> **Data shown**:
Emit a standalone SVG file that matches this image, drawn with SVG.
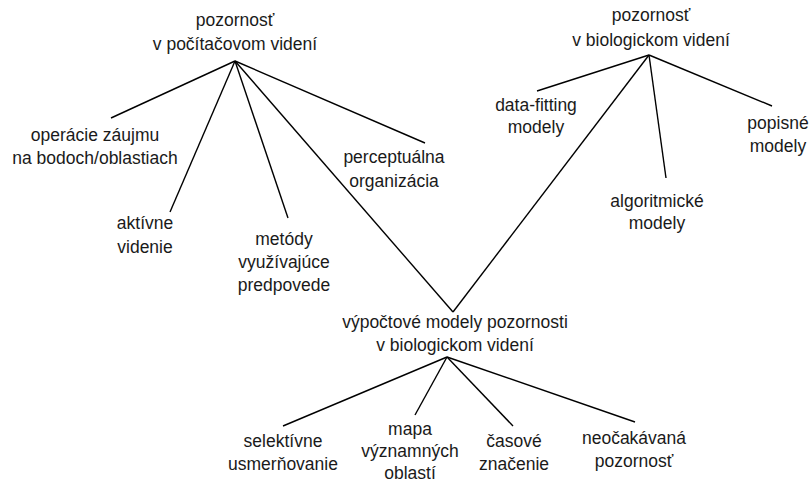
<svg xmlns="http://www.w3.org/2000/svg" width="812" height="483" viewBox="0 0 812 483">
<style>
text{font-family:"Liberation Sans",Arial,sans-serif;font-size:17.5px;fill:#1a1a1a;text-anchor:middle}
.c line{stroke:#000;stroke-width:1.4}
</style>
<rect width="812" height="483" fill="#fff"/>
<g class="c" id="connectors">
<line x1="235" y1="61" x2="111" y2="118"/>
<line x1="235" y1="61" x2="170" y2="212"/>
<line x1="235" y1="61" x2="288" y2="218"/>
<line x1="235" y1="61" x2="453" y2="312"/>
<line x1="235" y1="61" x2="425" y2="143"/>
<line x1="649" y1="55" x2="537" y2="91"/>
<line x1="649" y1="55" x2="772" y2="106"/>
<line x1="649" y1="55" x2="666" y2="178"/>
<line x1="649" y1="55" x2="453" y2="312"/>
<line x1="447" y1="357" x2="283" y2="426"/>
<line x1="447" y1="357" x2="415" y2="415"/>
<line x1="447" y1="357" x2="513" y2="426"/>
<line x1="447" y1="357" x2="635" y2="422"/>
</g>
<g id="n-pc"><text x="235" y="26">pozornosť</text><text x="235" y="50">v počítačovom videní</text></g>
<g id="n-ops"><text x="95" y="141">operácie záujmu</text><text x="95" y="164">na bodoch/oblastiach</text></g>
<g id="n-akt"><text x="145" y="229">aktívne</text><text x="145" y="253">videnie</text></g>
<g id="n-met"><text x="284" y="245">metódy</text><text x="284" y="268">využívajúce</text><text x="284" y="291">predpovede</text></g>
<g id="n-perc"><text x="394" y="163">perceptuálna</text><text x="394" y="187">organizácia</text></g>
<g id="n-bio"><text x="651" y="21">pozornosť</text><text x="651" y="46">v biologickom videní</text></g>
<g id="n-data"><text x="536" y="111">data-fitting</text><text x="536" y="133">modely</text></g>
<g id="n-pop"><text x="778" y="129">popisné</text><text x="778" y="152">modely</text></g>
<g id="n-alg"><text x="657" y="207">algoritmické</text><text x="657" y="229">modely</text></g>
<g id="n-vyp"><text x="455" y="328">výpočtové modely pozornosti</text><text x="455" y="351">v biologickom videní</text></g>
<g id="n-sel"><text x="283" y="447">selektívne</text><text x="283" y="470">usmerňovanie</text></g>
<g id="n-map"><text x="410" y="435">mapa</text><text x="410" y="457">významných</text><text x="410" y="479">oblastí</text></g>
<g id="n-cas"><text x="514" y="447">časové</text><text x="514" y="470">značenie</text></g>
<g id="n-neo"><text x="634" y="444">neočakávaná</text><text x="634" y="467">pozornosť</text></g>
</svg>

> **Short problem**: Restate the whole of the material word for word without the pictures.

> **Reply**:
Emit a standalone SVG file that matches this image, drawn with SVG.
<svg xmlns="http://www.w3.org/2000/svg" width="812" height="483" viewBox="0 0 812 483">
<style>
text{font-family:"Liberation Sans",Arial,sans-serif;font-size:17.5px;fill:#1a1a1a;text-anchor:middle}
.c line{stroke:#000;stroke-width:1.4}
</style>
<rect width="812" height="483" fill="#fff"/>
<g class="c" id="connectors">
<line x1="235" y1="61" x2="111" y2="118"/>
<line x1="235" y1="61" x2="170" y2="212"/>
<line x1="235" y1="61" x2="288" y2="218"/>
<line x1="235" y1="61" x2="453" y2="312"/>
<line x1="235" y1="61" x2="425" y2="143"/>
<line x1="649" y1="55" x2="537" y2="91"/>
<line x1="649" y1="55" x2="772" y2="106"/>
<line x1="649" y1="55" x2="666" y2="178"/>
<line x1="649" y1="55" x2="453" y2="312"/>
<line x1="447" y1="357" x2="283" y2="426"/>
<line x1="447" y1="357" x2="415" y2="415"/>
<line x1="447" y1="357" x2="513" y2="426"/>
<line x1="447" y1="357" x2="635" y2="422"/>
</g>
<g id="n-pc"><text x="235" y="26">pozornosť</text><text x="235" y="50">v počítačovom videní</text></g>
<g id="n-ops"><text x="95" y="141">operácie záujmu</text><text x="95" y="164">na bodoch/oblastiach</text></g>
<g id="n-akt"><text x="145" y="229">aktívne</text><text x="145" y="253">videnie</text></g>
<g id="n-met"><text x="284" y="245">metódy</text><text x="284" y="268">využívajúce</text><text x="284" y="291">predpovede</text></g>
<g id="n-perc"><text x="394" y="163">perceptuálna</text><text x="394" y="187">organizácia</text></g>
<g id="n-bio"><text x="651" y="21">pozornosť</text><text x="651" y="46">v biologickom videní</text></g>
<g id="n-data"><text x="536" y="111">data-fitting</text><text x="536" y="133">modely</text></g>
<g id="n-pop"><text x="778" y="129">popisné</text><text x="778" y="152">modely</text></g>
<g id="n-alg"><text x="657" y="207">algoritmické</text><text x="657" y="229">modely</text></g>
<g id="n-vyp"><text x="455" y="328">výpočtové modely pozornosti</text><text x="455" y="351">v biologickom videní</text></g>
<g id="n-sel"><text x="283" y="447">selektívne</text><text x="283" y="470">usmerňovanie</text></g>
<g id="n-map"><text x="410" y="435">mapa</text><text x="410" y="457">významných</text><text x="410" y="479">oblastí</text></g>
<g id="n-cas"><text x="514" y="447">časové</text><text x="514" y="470">značenie</text></g>
<g id="n-neo"><text x="634" y="444">neočakávaná</text><text x="634" y="467">pozornosť</text></g>
</svg>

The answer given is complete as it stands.